The older R15 was an nimble motorcycle with the ability to quickly change direction. The Version 2.0, however, demands a little more nudging to throw about, all thanks to the wheelbase being increased. But the slight increase in heft required to toss the motorcycle this way and that has been compensated with a tangible improvement in straight line stability.
As you probably rightly concluded after reading the above, both motorcycles are sorted in the handling department. But the R15 is just a little more reassuring around the twisties, more planted and sure-footed than the Honda. On the Yamaha, you begin to push yourself harder and harder, beginning to experiment with various lines around the same corner. It’s never as simple, read boring, as fire and forget. The R15 is all fire, fire, fire, making it much more involving to ride than the CBR 150R.
Reality can be a bummer. I mean, we would all love to live in a realm where the daily commute involves a couple of laps of race track, shortly followed by pristine black top running through wooded hills and then finished off by a long straight leading directly to the office.

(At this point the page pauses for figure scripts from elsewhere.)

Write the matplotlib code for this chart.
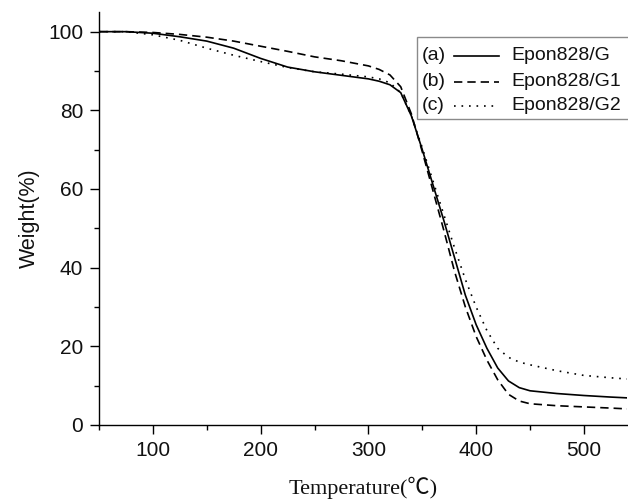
import matplotlib
matplotlib.use("Agg")
import matplotlib.pyplot as plt
from matplotlib.lines import Line2D
from matplotlib.patches import Rectangle
from matplotlib.ticker import MultipleLocator

temp = [50, 75, 100, 125, 150, 175, 200, 225, 250, 275, 300, 310, 320, 330, 340, 350,
        360, 370, 380, 390, 400, 410, 420, 430, 440, 450, 475, 500, 525, 540]

w_a = [100.0, 100.0, 99.6, 98.7, 97.6, 95.8, 93.2, 91.0, 89.8, 88.9, 88.0, 87.4, 86.5, 84.5,
       78.5, 70.0, 61.0, 52.0, 42.5, 33.0, 25.5, 19.5, 14.5, 11.2, 9.5, 8.7, 8.0, 7.5, 7.1, 6.9]
w_b = [100.0, 100.0, 99.8, 99.3, 98.6, 97.6, 96.3, 95.0, 93.6, 92.6, 91.3, 90.4, 89.0, 86.0,
       79.0, 69.5, 59.5, 49.5, 39.0, 30.0, 22.5, 16.5, 11.5, 7.8, 6.1, 5.4, 4.9, 4.6, 4.3, 4.1]
w_c = [100.0, 100.0, 99.2, 97.8, 95.8, 94.0, 92.4, 90.9, 89.8, 89.2, 88.5, 88.0, 87.0, 84.5,
       78.5, 70.5, 62.0, 53.5, 45.0, 37.0, 30.0, 24.0, 19.5, 17.2, 16.0, 15.3, 13.8, 12.6, 12.0, 11.7]

tags = ["(a)", "(b)", "(c)"]
names = ["Epon828/G", "Epon828/G1", "Epon828/G2"]
styles = ["-", (0, (5, 3)), (0, (1, 3.5))]

sans = ["Liberation Sans", "DejaVu Sans"]
serif = ["Liberation Serif", "Noto Sans CJK SC", "DejaVu Serif"]

fig = plt.figure(figsize=(6.28, 5.04), dpi=100)
ax = fig.add_axes([99 / 628, 79 / 504, 528 / 628, 413 / 504])

for ys, ls in zip([w_a, w_b, w_c], styles):
    ax.plot(temp, ys, color="black", linestyle=ls, linewidth=1.2)

ax.set_xlim(50, 540)
ax.set_ylim(0, 105)
ax.xaxis.set_major_locator(MultipleLocator(100))
ax.xaxis.set_minor_locator(MultipleLocator(50))
ax.yaxis.set_major_locator(MultipleLocator(20))
ax.yaxis.set_minor_locator(MultipleLocator(10))
for s in ["top", "right"]:
    ax.spines[s].set_visible(False)
for s in ["left", "bottom"]:
    ax.spines[s].set_linewidth(1.0)
ax.tick_params(which="major", direction="out", length=6.5, width=1.0, pad=5,
               labelsize=15)
ax.tick_params(which="minor", direction="out", length=3.5, width=1.0)
for lab in ax.get_xticklabels() + ax.get_yticklabels():
    lab.set_family(sans)
    lab.set_color("#111111")

ax.set_ylabel("Weight(%)", family=sans, fontsize=15.5, labelpad=6, color="#111111")
ax.set_xlabel("Temperature(℃)", family=serif, fontsize=16, labelpad=12, color="#111111")

def fx(px):
    return (px - 99) / 528
def fy(py):
    return (425 - py) / 413

ax.add_patch(Rectangle((fx(417), fy(119)), fx(640) - fx(417), fy(37) - fy(119),
                       transform=ax.transAxes, fill=True, facecolor="white",
                       edgecolor="#8a8a8a", linewidth=1.0, clip_on=False, zorder=5))
rows = [56, 82, 106]
for tag, name, ls, py in zip(tags, names, styles, rows):
    ax.text(fx(422), fy(py), tag, transform=ax.transAxes, family=sans, fontsize=14,
            va="center", ha="left", zorder=6, color="#111111")
    ax.add_line(Line2D([fx(454), fx(499)], [fy(py), fy(py)], transform=ax.transAxes,
                       color="black", linestyle=ls, linewidth=1.2, zorder=6, clip_on=False))
    ax.text(fx(511), fy(py), name, transform=ax.transAxes, family=sans, fontsize=14,
            va="center", ha="left", zorder=6, color="#111111")

fig.savefig("out.png", dpi=100)
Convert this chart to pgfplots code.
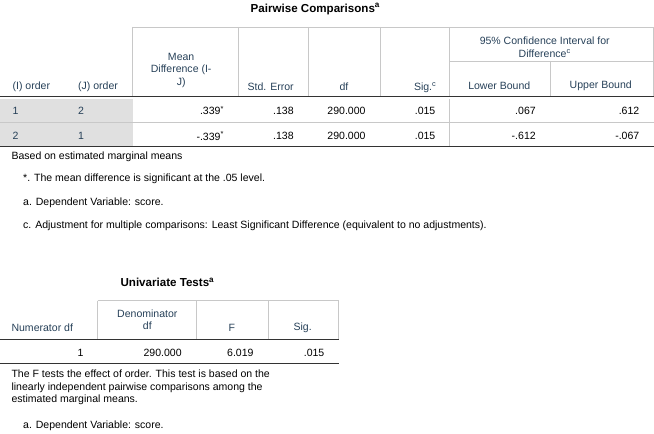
\documentclass[border=0pt]{standalone}
\usepackage{pgfplots}
\pgfplotsset{compat=1.18}
\usepackage{fontspec}
\setmainfont{Liberation Sans}
\definecolor{hd}{RGB}{38,64,88}
\definecolor{sh}{RGB}{224,224,224}
\definecolor{vl}{RGB}{200,200,200}
\begin{document}
\begin{tikzpicture}
\begin{axis}[scale only axis, width=654bp, height=453bp, xmin=0, xmax=654, ymin=0, ymax=453, y dir=reverse, axis lines=none, clip=false,
  every node/.style={font=\fontsize{8.5}{10}\selectfont, inner sep=0pt}]
% Table 1
\node[font=\bfseries\fontsize{11}{13}\selectfont] at (axis cs:310,28) {Pairwise Comparisons\textsuperscript{a}};
\fill[sh] (axis cs:12,113) rectangle (axis cs:137,158);
\draw[vl] (axis cs:137,45) -- (axis cs:630,45);
\draw[vl] (axis cs:437,77) -- (axis cs:630,77);
\draw[vl] (axis cs:137,45) -- (axis cs:137,111);
\draw[vl] (axis cs:237,45) -- (axis cs:237,111);
\draw[vl] (axis cs:303,45) -- (axis cs:303,111);
\draw[vl] (axis cs:371,45) -- (axis cs:371,111);
\draw[vl] (axis cs:437,45) -- (axis cs:437,111);
\draw[vl] (axis cs:532,77) -- (axis cs:532,111);
\draw[vl] (axis cs:630,45) -- (axis cs:630,111);
\draw[vl] (axis cs:12,135) -- (axis cs:630,135);
\draw[vl] (axis cs:437,113) -- (axis cs:437,158);
\draw[thick,black!80] (axis cs:12,111) -- (axis cs:630,111);
\draw[thick,black!80] (axis cs:12,158) -- (axis cs:630,158);
\node[hd,anchor=west] at (axis cs:20,102) {(I) order};
\node[hd,anchor=west] at (axis cs:82,102) {(J) order};
\node[hd,align=center] at (axis cs:183,86) {Mean\\Difference (I-\\J)};
\node[hd,anchor=east] at (axis cs:293,102) {Std. Error};
\node[hd] at (axis cs:337,102) {df};
\node[hd,anchor=east] at (axis cs:428,102) {Sig.\textsuperscript{c}};
\node[hd,align=center] at (axis cs:527,64) {95\% Confidence Interval for\\Difference\textsuperscript{c}};
\node[hd] at (axis cs:484,101) {Lower Bound};
\node[hd] at (axis cs:580,101) {Upper Bound};
\node[hd,anchor=west] at (axis cs:20,124) {1};
\node[hd,anchor=west] at (axis cs:82,124) {2};
\node[hd,anchor=west] at (axis cs:20,148) {2};
\node[hd,anchor=west] at (axis cs:82,148) {1};
\node[anchor=east] at (axis cs:227,124) {.339\textsuperscript{*}};
\node[anchor=east] at (axis cs:293,124) {.138};
\node[anchor=east] at (axis cs:361,124) {290.000};
\node[anchor=east] at (axis cs:427,124) {.015};
\node[anchor=east] at (axis cs:522,124) {.067};
\node[anchor=east] at (axis cs:620,124) {.612};
\node[anchor=east] at (axis cs:227,148) {-.339\textsuperscript{*}};
\node[anchor=east] at (axis cs:293,148) {.138};
\node[anchor=east] at (axis cs:361,148) {290.000};
\node[anchor=east] at (axis cs:427,148) {.015};
\node[anchor=east] at (axis cs:522,148) {-.612};
\node[anchor=east] at (axis cs:620,148) {-.067};
\node[anchor=west] at (axis cs:19,168) {Based on estimated marginal means};
\node[anchor=west] at (axis cs:30,189) {*. The mean difference is significant at the .05 level.};
\node[anchor=west] at (axis cs:30,211) {a. Dependent Variable: score.};
\node[anchor=west] at (axis cs:30,233) {c. Adjustment for multiple comparisons: Least Significant Difference (equivalent to no adjustments).};
% Table 2
\node[font=\bfseries\fontsize{11}{13}\selectfont] at (axis cs:170,287) {Univariate Tests\textsuperscript{a}};
\draw[vl] (axis cs:104,304) -- (axis cs:332,304);
\draw[vl] (axis cs:104,304) -- (axis cs:104,341);
\draw[vl] (axis cs:197,304) -- (axis cs:197,341);
\draw[vl] (axis cs:265,304) -- (axis cs:265,341);
\draw[vl] (axis cs:332,304) -- (axis cs:332,341);
\draw[thick,black!80] (axis cs:12,341) -- (axis cs:332,341);
\draw[thick,black!80] (axis cs:12,363) -- (axis cs:332,363);
\node[hd,anchor=west] at (axis cs:19,330) {Numerator df};
\node[hd,align=center] at (axis cs:151,322) {Denominator\\df};
\node[hd] at (axis cs:231,330) {F};
\node[hd] at (axis cs:298,330) {Sig.};
\node[anchor=east] at (axis cs:94,353) {1};
\node[anchor=east] at (axis cs:187,353) {290.000};
\node[anchor=east] at (axis cs:255,353) {6.019};
\node[anchor=east] at (axis cs:322,353) {.015};
\node[anchor=west,align=left] at (axis cs:19,386) {The F tests the effect of order. This test is based on the\\linearly independent pairwise comparisons among the\\estimated marginal means.};
\node[anchor=west] at (axis cs:30,422) {a. Dependent Variable: score.};
\end{axis}
\end{tikzpicture}
\end{document}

But that’s never the case. And more so if you live in a city like Mumbai, where pothole-free roads are rarer than hen’s teeth! On the rough stretches, the R15 can chatter, and it simply won’t soak up the bad stuff enough to keep a smile on your face.
The CBR, on the other hand, feels more plush over broken roads. The suspension is more supple, and Honda has done a great job in putting together a splendid combination of soft and taut with the set up, preventing the CBR from appearing mushy around corners.